I would like, at this stage, to introduce to you a 17th century Dutch philosopher called Hugo Grotius – a remarkable man who led an interesting life; he was, inter alia, a leading politician, a prison escapee, a refugee and a shipwreck survivor, doing all this while maintaining a wife and seven children. As the Governor of Rotterdam in 1613, he led a Dutch delegation to secure the freedom of two ships seized by an English fleet in the seas near Greenland on the grounds of trespassing. Grotius’s arguments eventually came to form an integral component of today’s international law of the sea; at that time, however, the English were considerably more powerful than the Dutch and they neither returned the cargo nor conceded the legal points. He also wrote two classics of which the first, “On the Law of War and Peace” discusses the causes of war, the origins of property rights, and the case for state formation.


Grotius also managed to rescue the concept of natural law from the tyranny of religion and power. He suggested that the source of natural laws is human nature’s desire for peace and order, which manifests itself in two essential properties – the desire for self-preservation, and the need for society. Two things are therefore imperative for a person’s successful existence; one, s/he should engage in the reasonable pursuit of self-interest, and two, s/he should abstain from taking what belongs to others. He added two more principles – that, three, evil deeds must be corrected and four, good deeds must be recompensed. Grotius proceeds to build up laws governing both individual behaviour and the conduct of nations from these four tenets.

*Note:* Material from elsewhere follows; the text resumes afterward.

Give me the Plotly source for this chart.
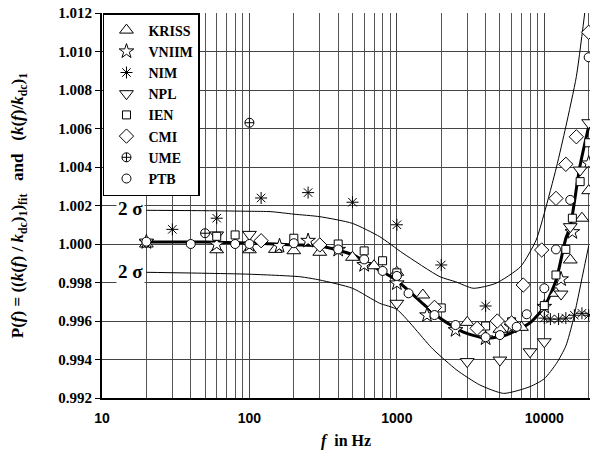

To return to the original question on the right, under natural laws, of people to do obnoxious things, I argue that it depends upon the basis for the existence of natural laws under which the justification is made. The system of patriarchy, which would be considered natural law in most religious and all power doctrines, does provide justification for wife-beating under certain and all conditions respectively – and therefore the women panchayat representatives and Afghan delegates may not have been wrong to shush me up. But the same under Grotius’s rationalization, and under most liberal legal doctrines, is a despicable act of bullying that has no basis in any natural law.


Confusing? I have a simpler explanation of natural laws from a rather more modern philosopher, my 13-year-old son. “Anything that has a basis in nature, and is therefore not questioned in any society or culture, is a natural law,” he told me, “like parents taking care of their children.” Not entirely coincidentally, the little squirt was negotiating a raise in his monthly allowance at that time.